• _INFORMATION SUPPLIED_:
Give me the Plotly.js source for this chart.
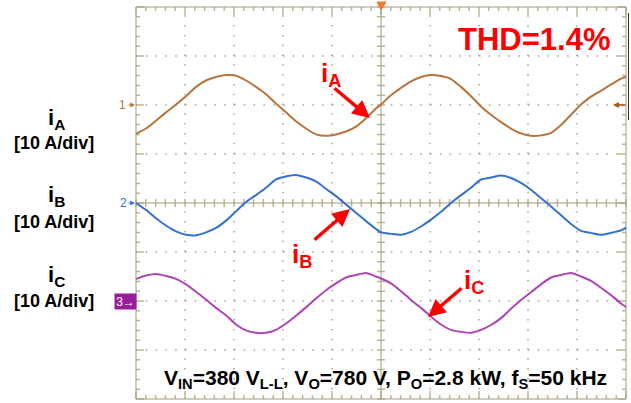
<!DOCTYPE html>
<html>
<head>
<meta charset="utf-8">
<script src="https://cdn.plot.ly/plotly-3.0.1.min.js"></script>
<style>html,body{margin:0;padding:0;background:#fff;}#chart{width:631px;height:403px;}</style>
</head>
<body>
<div id="chart"></div>
<script>
// time base: 4.9 ms/div, 10 divisions
const time_ms = [0,1,2,3,4,5,6,7,8,9,10,11,12,13,14,15,16,17,18,19,20,21,22,23,24,
  24.5,25.5,26.5,27.5,28.5,29.5,30.5,31.5,32.5,33.5,34.5,35.5,36.5,37.5,38.5,39.5,40.5,41.5,42.5,43.5,44.5,45.5,46.5,47.5,48.5,49.2];
// phase currents in A (10 A/div)
const iA_amps = [-5.9,-4.8,-3.2,-1.5,0.1,1.8,3.7,5.0,5.7,6.1,6.0,5.0,3.7,2.2,0.3,-1.5,-3.3,-4.8,-6.0,-6.3,-6.0,-5.4,-4.4,-2.7,-0.7,
  0.1,2.0,3.5,4.8,5.7,6.1,5.9,5.3,3.7,1.8,-0.3,-2.0,-3.5,-4.8,-5.8,-6.3,-6.2,-5.7,-4.1,-2.0,0.1,1.7,2.9,4.2,5.4,5.9];
const iB_amps = [0,-1.4,-3.1,-4.6,-5.8,-6.5,-6.6,-6.0,-5.1,-3.6,-1.7,0.2,1.6,3.1,4.8,5.4,5.7,5.2,4.4,2.9,1.4,-0.3,-2.0,-3.7,-5.3,
  -6.0,-6.3,-6.5,-5.9,-4.8,-3.4,-1.8,0,1.6,3.1,4.8,5.2,5.6,5.1,4.1,2.7,1.0,-0.7,-2.5,-4.3,-5.7,-6.1,-6.5,-6.1,-5.6,-4.8];
const iC_amps = [4.5,5.2,5.5,5.1,4.5,3.4,1.9,0.3,-1.4,-2.9,-4.8,-6.0,-6.5,-6.5,-5.9,-4.6,-3.0,-1.3,0.5,2.2,3.6,4.8,5.3,5.7,5.0,
  4.6,3.6,2.0,0.2,-1.4,-3.2,-4.8,-5.9,-6.3,-6.5,-5.9,-4.9,-3.5,-1.6,0.2,1.8,3.4,4.8,5.3,5.7,5.0,4.1,2.7,1.2,-0.5,-1.5];
const channelNames = ['i<sub>A</sub>', 'i<sub>B</sub>', 'i<sub>C</sub>'];
const channelScale = ['[10 A/div]', '[10 A/div]', '[10 A/div]'];
const thdText = 'THD=1.4%';
const condText = 'V<sub>IN</sub>=380 V<sub>L-L</sub>, V<sub>O</sub>=780 V, P<sub>O</sub>=2.8 kW, f<sub>S</sub>=50 kHz';

const AMP_PER_DIV = 10;
const offsets = [6, 4, 2]; // channel ground levels in divisions
const colors = ['#b8743c', '#3572cc', '#ad45b5'];

const toDiv = (arr, off) => arr.map(v => off + v / AMP_PER_DIV);
const series = [iA_amps, iB_amps, iC_amps];
const traces = series.map((s, i) => ({
  x: time_ms, y: toDiv(s, offsets[i]), type: 'scatter', mode: 'lines',
  line: {color: colors[i], width: 2, shape: 'spline', smoothing: 0.6}, hoverinfo: 'skip'
}));

// pixel helpers for decorations (plot area 136..626 x 7..399)
const L = 136, T = 7, W = 490, H = 392;
const px = x => (x - L) / W;
const py = y => (T + H - y) / H;

const grid = '#aaa386';
const shapes = [];
for (let i = 1; i < 10; i++) if (i !== 5)
  shapes.push({type:'line', xref:'paper', yref:'paper', x0:i/10, x1:i/10, y0:0, y1:1, layer:'below',
    line:{color:grid, width:1.5, dash:'1.5px,8.3px'}});
for (let j = 1; j < 8; j++) if (j !== 4)
  shapes.push({type:'line', xref:'paper', yref:'paper', x0:0, x1:1, y0:j/8, y1:j/8, layer:'below',
    line:{color:grid, width:1.5, dash:'1.5px,8.3px'}});
// ticks
let p = '';
for (let k = 0; k <= 50; k++) {
  const x = k/50, len = (k % 5 === 0 ? 8 : 4) / H;
  p += `M${x},1L${x},${1-len}M${x},0L${x},${len}`;
  p += `M${x},${0.5-4/H}L${x},${0.5+4/H}`;
}
for (let k = 0; k <= 40; k++) {
  const y = k/40, len = (k % 5 === 0 ? 8 : 4) / W;
  p += `M0,${y}L${len},${y}M1,${y}L${1-len},${y}`;
  p += `M${0.5-4/W},${y}L${0.5+4/W},${y}`;
}
shapes.push({type:'path', xref:'paper', yref:'paper', path:p, layer:'below', line:{color:'#bdb698', width:1.5}});
shapes.push({type:'line', xref:'paper', yref:'paper', x0:0.5, x1:0.5, y0:0, y1:1, layer:'below', line:{color:'#a39c7c', width:1}});
shapes.push({type:'line', xref:'paper', yref:'paper', x0:0, x1:1, y0:0.5, y1:0.5, layer:'below', line:{color:'#a39c7c', width:1.2}});
shapes.push({type:'rect', xref:'paper', yref:'paper', x0:0, x1:1, y0:0, y1:1, layer:'below', line:{color:'#a39c7c', width:1}});
// trigger marker
shapes.push({type:'path', xref:'paper', yref:'paper', path:`M${px(377)},${py(2)}L${px(386)},${py(2)}L${px(381)},${py(10)}Z`,
  fillcolor:'#f07a2a', line:{color:'#f07a2a', width:1}});
shapes.push({type:'line', xref:'paper', yref:'paper', x0:px(628.5), x1:px(628.5), y0:py(13), y1:py(120), line:{color:'#333', width:1}});

const F = 'Liberation Sans, Arial, sans-serif';
const ann = [];
const nameY = [119, 196, 276], scaleY = [143, 222, 301];
for (let i = 0; i < 3; i++) {
  ann.push({xref:'paper', yref:'paper', x:px(56), y:py(nameY[i]), text:'<b>'+channelNames[i]+'</b>', showarrow:false,
    font:{family:F, size:22, color:'#000'}, xanchor:'center', yanchor:'middle'});
  ann.push({xref:'paper', yref:'paper', x:px(54), y:py(scaleY[i]), text:'<b>'+channelScale[i]+'</b>', showarrow:false,
    font:{family:F, size:18, color:'#000'}, xanchor:'center', yanchor:'middle'});
}
ann.push({xref:'paper', yref:'paper', x:px(534), y:py(40), text:'<b>'+thdText+'</b>', showarrow:false,
  font:{family:F, size:31, color:'#ff0000'}, xanchor:'center', yanchor:'middle'});
ann.push({xref:'paper', yref:'paper', x:px(385), y:py(379), text:'<b>'+condText+'</b>', showarrow:false,
  font:{family:F, size:21, color:'#000'}, xanchor:'center', yanchor:'middle'});
// red labels + arrows
const redLbl = [[331, 75], [302, 255], [474, 281]];
const arrows = [[370, 118, -37, -31], [350, 209, -37, 32], [428, 317, 35, -30]];
for (let i = 0; i < 3; i++) {
  ann.push({xref:'paper', yref:'paper', x:px(redLbl[i][0]), y:py(redLbl[i][1]), text:'<b>'+channelNames[i]+'</b>', showarrow:false,
    font:{family:F, size:26, color:'#ff0000'}, xanchor:'center', yanchor:'middle'});
  const a = arrows[i];
  ann.push({xref:'paper', yref:'paper', x:px(a[0]), y:py(a[1]), ax:a[2], ay:a[3], text:'', showarrow:true,
    arrowhead:2, arrowsize:1, arrowwidth:3.5, arrowcolor:'#ff0000', standoff:0});
}
// channel ground markers
ann.push({xref:'paper', yref:'paper', x:px(122), y:py(105), text:'1', showarrow:false, font:{family:F, size:12, color:colors[0]}, xanchor:'center', yanchor:'middle'});
ann.push({xref:'paper', yref:'paper', x:px(135), y:py(105), ax:-8, ay:0, text:'', showarrow:true, arrowhead:2, arrowsize:0.8, arrowwidth:1.2, arrowcolor:colors[0], standoff:0});
ann.push({xref:'paper', yref:'paper', x:px(123), y:py(203), text:'2', showarrow:false, font:{family:F, size:12, color:colors[1]}, xanchor:'center', yanchor:'middle'});
ann.push({xref:'paper', yref:'paper', x:px(135), y:py(203), ax:-8, ay:0, text:'', showarrow:true, arrowhead:2, arrowsize:0.8, arrowwidth:1.2, arrowcolor:colors[1], standoff:0});
ann.push({xref:'paper', yref:'paper', x:px(125.5), y:py(301), text:'3→', showarrow:false, font:{family:F, size:12, color:'#fff'},
  bgcolor:'#9a1c9a', width:19, height:13, borderpad:1, xanchor:'center', yanchor:'middle'});
ann.push({xref:'paper', yref:'paper', x:px(613), y:py(105), ax:14, ay:0, text:'', showarrow:true, arrowhead:2, arrowsize:0.8, arrowwidth:1.5, arrowcolor:'#a85a1e', standoff:0});

const layout = {
  width: 631, height: 403, margin: {l: L, r: 5, t: T, b: 4},
  paper_bgcolor: '#fff', plot_bgcolor: '#fff', showlegend: false,
  xaxis: {range: [0, 49], visible: false, fixedrange: true},
  yaxis: {range: [0, 8], visible: false, fixedrange: true},
  shapes: shapes, annotations: ann
};
Plotly.newPlot('chart', traces, layout, {displayModeBar: false, staticPlot: true});
</script>
</body>
</html>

• _PROBLEM_: Each line holding "chart" must be found and copied.

• _WRITTEN SOLUTION_:
Give me the Plotly.js source for this chart.
<style>html,body{margin:0;padding:0;background:#fff;}#chart{width:631px;height:403px;}</style>
<div id="chart"></div>
Plotly.newPlot('chart', traces, layout, {displayModeBar: false, staticPlot: true});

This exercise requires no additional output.